## Description of the task
Write only the number of lines in the records beneath that hold "this".

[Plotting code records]
◇ ◇ ◇ ◇ ◇ ◇ ◇

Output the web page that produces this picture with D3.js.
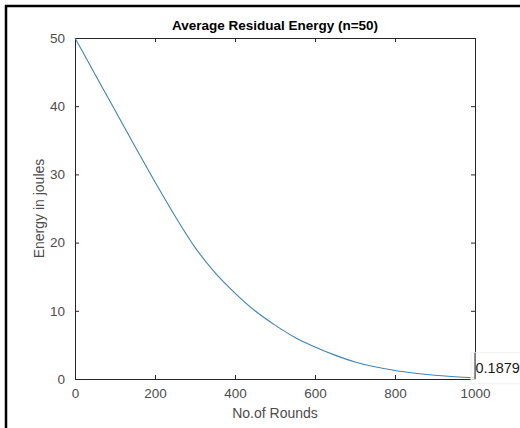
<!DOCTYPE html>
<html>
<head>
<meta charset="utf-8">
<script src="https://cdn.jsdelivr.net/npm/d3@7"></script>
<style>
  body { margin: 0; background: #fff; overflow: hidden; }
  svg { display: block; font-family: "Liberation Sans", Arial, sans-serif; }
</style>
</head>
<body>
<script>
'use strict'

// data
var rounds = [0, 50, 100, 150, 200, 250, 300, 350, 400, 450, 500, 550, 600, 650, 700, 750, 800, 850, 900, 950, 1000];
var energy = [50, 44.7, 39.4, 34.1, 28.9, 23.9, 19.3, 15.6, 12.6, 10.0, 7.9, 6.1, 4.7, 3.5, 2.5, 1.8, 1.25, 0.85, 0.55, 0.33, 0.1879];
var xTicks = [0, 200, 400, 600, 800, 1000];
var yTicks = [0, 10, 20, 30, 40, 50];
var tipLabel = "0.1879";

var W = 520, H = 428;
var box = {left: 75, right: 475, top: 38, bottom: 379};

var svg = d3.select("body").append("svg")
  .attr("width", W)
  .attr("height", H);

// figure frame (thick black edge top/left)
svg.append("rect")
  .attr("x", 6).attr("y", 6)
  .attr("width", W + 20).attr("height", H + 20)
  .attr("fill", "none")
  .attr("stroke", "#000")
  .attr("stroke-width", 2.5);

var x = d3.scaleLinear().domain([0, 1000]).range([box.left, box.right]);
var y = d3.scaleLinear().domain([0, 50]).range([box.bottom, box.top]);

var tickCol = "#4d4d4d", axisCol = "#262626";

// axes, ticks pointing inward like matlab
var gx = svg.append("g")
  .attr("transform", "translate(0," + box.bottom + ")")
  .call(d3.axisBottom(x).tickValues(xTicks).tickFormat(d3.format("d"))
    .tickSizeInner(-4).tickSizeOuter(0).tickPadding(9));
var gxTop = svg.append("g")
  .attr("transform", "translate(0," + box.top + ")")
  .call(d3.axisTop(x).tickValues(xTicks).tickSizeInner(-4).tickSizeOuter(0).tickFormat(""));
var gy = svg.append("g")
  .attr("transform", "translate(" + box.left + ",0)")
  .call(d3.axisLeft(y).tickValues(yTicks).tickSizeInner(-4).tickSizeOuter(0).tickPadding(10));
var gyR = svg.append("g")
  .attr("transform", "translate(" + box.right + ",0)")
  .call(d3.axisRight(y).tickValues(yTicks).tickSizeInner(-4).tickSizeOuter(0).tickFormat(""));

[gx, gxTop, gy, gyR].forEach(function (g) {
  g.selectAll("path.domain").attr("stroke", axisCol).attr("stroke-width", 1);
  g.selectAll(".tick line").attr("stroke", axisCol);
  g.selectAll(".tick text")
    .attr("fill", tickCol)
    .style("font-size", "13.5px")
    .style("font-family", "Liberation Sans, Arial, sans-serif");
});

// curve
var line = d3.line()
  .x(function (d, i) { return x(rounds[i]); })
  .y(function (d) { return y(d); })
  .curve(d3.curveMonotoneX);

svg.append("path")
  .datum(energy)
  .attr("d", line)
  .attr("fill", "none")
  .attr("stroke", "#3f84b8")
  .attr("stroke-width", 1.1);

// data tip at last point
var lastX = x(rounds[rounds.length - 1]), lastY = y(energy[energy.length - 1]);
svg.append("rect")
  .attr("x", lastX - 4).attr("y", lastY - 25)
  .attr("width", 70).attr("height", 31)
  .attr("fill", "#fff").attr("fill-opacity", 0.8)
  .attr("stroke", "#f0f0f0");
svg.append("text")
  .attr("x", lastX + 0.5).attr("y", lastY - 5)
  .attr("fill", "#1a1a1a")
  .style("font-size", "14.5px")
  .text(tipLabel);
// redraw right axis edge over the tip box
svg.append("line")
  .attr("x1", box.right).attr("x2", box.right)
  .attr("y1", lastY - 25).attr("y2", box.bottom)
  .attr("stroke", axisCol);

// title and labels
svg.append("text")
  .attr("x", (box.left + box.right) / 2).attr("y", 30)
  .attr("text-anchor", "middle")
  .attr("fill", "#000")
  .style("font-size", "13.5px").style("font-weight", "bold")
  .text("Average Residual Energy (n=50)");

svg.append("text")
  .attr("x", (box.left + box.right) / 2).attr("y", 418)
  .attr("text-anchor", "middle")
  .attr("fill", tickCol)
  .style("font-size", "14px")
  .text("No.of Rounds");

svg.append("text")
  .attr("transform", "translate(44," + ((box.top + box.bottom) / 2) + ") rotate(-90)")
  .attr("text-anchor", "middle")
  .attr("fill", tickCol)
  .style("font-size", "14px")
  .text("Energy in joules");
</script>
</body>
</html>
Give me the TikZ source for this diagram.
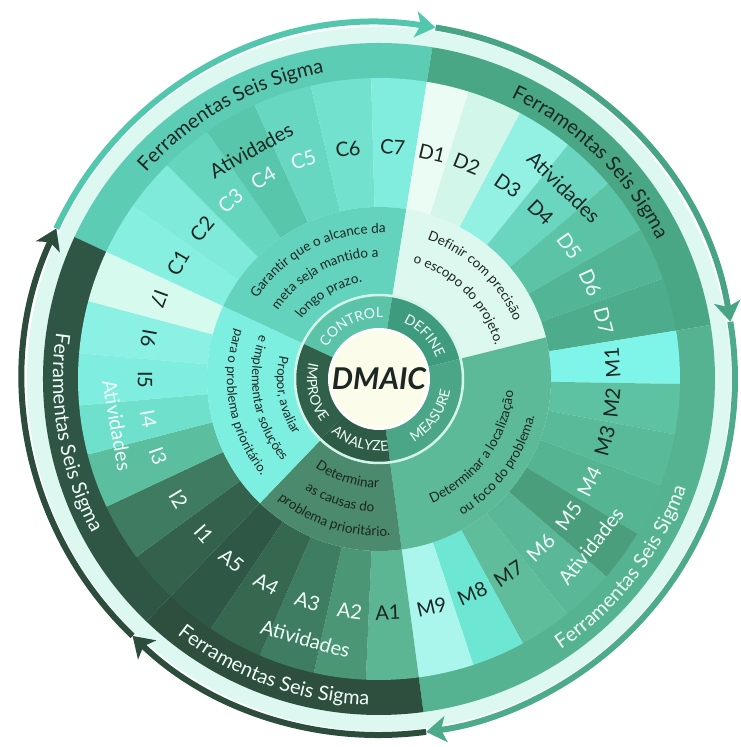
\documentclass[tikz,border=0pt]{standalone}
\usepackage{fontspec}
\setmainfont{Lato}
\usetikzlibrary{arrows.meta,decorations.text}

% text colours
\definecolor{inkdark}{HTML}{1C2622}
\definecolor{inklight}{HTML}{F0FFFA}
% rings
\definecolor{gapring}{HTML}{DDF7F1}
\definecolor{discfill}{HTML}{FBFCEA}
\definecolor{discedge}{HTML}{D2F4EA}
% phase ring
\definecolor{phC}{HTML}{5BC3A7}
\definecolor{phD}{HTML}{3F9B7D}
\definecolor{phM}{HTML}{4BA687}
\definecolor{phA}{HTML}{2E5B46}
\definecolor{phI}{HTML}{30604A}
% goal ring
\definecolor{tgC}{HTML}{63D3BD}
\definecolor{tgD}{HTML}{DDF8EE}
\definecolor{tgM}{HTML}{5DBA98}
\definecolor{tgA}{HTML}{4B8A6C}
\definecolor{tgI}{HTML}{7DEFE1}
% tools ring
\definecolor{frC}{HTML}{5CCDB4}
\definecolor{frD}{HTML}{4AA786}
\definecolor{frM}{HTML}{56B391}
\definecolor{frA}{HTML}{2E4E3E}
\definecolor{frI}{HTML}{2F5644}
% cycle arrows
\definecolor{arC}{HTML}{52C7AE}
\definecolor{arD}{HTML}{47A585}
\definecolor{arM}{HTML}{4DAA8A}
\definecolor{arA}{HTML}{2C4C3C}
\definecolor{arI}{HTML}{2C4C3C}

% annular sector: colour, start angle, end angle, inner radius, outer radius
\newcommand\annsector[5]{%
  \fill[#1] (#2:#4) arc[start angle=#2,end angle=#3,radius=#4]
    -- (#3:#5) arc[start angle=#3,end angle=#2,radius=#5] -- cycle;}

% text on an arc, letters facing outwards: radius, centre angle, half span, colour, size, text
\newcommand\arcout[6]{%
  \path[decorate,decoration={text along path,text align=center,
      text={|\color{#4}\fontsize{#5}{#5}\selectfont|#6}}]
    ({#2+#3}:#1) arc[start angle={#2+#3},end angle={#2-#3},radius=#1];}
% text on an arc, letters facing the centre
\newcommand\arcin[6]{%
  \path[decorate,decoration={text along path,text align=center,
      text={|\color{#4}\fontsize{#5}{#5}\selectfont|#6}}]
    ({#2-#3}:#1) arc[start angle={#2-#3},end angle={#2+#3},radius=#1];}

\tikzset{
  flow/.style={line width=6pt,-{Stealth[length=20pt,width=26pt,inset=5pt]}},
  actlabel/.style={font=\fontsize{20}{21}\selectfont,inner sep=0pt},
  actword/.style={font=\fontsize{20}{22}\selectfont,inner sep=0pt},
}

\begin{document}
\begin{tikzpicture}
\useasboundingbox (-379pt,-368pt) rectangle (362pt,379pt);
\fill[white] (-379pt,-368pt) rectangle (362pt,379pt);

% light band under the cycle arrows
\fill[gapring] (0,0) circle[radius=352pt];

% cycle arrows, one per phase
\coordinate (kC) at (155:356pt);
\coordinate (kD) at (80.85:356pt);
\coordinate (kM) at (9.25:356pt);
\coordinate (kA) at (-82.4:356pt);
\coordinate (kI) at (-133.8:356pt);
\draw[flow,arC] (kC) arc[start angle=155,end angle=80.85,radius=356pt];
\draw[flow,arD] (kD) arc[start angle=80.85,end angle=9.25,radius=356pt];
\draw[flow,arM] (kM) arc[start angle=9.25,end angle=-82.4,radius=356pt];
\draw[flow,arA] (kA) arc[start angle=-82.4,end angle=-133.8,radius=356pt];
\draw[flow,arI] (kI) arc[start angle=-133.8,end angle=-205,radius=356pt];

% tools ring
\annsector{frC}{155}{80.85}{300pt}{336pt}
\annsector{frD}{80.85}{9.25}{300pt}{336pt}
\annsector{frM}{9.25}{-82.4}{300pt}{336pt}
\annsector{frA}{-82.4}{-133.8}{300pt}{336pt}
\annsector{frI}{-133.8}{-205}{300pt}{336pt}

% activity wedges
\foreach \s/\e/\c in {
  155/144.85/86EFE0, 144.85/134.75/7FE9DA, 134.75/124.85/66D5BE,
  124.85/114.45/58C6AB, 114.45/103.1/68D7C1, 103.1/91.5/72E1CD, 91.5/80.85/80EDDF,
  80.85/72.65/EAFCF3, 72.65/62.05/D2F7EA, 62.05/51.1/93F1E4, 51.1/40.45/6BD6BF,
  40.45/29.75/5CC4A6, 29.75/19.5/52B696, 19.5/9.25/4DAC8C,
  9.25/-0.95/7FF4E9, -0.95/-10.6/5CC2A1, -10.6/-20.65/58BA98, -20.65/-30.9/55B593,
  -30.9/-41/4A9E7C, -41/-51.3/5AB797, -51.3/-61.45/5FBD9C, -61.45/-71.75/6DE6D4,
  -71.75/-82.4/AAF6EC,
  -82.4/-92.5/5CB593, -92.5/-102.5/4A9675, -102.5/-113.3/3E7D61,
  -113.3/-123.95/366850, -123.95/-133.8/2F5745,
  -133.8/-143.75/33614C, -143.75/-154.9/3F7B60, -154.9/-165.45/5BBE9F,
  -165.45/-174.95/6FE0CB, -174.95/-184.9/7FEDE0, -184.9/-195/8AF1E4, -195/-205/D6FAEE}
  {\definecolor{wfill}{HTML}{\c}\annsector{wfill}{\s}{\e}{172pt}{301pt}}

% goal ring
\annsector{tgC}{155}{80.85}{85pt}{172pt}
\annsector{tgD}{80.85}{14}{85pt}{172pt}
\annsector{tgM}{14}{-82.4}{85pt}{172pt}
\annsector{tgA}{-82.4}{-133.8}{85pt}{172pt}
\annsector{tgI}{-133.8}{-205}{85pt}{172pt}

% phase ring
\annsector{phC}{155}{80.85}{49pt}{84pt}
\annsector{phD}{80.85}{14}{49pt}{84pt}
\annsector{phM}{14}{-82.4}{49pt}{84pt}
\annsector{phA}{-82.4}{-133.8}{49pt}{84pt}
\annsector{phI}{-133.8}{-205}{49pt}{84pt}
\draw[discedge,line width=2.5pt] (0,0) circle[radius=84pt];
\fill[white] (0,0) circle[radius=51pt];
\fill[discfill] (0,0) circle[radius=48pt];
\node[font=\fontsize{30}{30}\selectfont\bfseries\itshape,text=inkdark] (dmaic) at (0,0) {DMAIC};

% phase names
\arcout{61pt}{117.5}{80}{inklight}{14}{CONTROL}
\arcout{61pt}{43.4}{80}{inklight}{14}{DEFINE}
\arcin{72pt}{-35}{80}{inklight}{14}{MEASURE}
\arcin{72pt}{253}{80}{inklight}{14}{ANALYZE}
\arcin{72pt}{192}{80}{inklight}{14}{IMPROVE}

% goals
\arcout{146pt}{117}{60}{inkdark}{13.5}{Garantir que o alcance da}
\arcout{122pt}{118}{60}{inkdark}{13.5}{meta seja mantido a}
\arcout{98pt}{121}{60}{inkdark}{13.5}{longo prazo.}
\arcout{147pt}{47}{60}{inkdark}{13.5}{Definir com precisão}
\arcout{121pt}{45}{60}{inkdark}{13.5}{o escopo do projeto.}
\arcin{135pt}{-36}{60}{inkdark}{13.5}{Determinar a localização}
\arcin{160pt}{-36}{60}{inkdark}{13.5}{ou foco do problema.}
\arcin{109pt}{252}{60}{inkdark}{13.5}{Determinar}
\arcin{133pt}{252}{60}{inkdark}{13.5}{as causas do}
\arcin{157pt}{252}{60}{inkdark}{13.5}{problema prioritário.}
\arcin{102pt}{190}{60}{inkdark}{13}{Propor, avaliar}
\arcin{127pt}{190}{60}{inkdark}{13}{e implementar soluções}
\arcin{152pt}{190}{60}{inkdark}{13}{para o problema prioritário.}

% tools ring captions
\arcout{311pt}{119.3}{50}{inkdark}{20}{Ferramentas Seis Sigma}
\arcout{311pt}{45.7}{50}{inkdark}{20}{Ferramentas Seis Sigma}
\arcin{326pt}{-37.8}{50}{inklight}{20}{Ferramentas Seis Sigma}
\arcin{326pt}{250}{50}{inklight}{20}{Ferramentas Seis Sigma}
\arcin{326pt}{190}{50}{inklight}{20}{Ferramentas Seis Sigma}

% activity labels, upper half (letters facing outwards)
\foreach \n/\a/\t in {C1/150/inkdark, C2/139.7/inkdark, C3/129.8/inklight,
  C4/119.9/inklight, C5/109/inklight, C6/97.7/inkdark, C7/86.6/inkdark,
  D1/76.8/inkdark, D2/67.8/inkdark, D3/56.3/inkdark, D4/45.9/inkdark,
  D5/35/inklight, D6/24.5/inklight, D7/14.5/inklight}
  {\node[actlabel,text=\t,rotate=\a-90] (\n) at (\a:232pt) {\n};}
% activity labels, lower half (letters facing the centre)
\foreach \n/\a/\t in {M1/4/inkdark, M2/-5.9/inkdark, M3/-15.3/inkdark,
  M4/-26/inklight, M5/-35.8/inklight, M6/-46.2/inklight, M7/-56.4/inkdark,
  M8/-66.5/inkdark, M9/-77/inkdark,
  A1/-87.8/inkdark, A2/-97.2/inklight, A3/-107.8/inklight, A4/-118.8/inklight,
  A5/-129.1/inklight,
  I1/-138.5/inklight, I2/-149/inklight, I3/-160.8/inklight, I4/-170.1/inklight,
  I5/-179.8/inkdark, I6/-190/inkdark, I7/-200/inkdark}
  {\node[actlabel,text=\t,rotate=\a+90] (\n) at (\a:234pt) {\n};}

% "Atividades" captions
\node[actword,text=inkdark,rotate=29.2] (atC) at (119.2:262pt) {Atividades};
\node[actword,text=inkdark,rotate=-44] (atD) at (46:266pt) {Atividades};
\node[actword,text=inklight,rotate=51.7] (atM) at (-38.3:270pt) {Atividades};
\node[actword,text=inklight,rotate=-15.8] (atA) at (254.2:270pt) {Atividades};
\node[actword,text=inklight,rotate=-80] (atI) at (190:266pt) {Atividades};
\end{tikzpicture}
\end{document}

◇ ◇ ◇ ◇ ◇ ◇ ◇

## Exercise response
2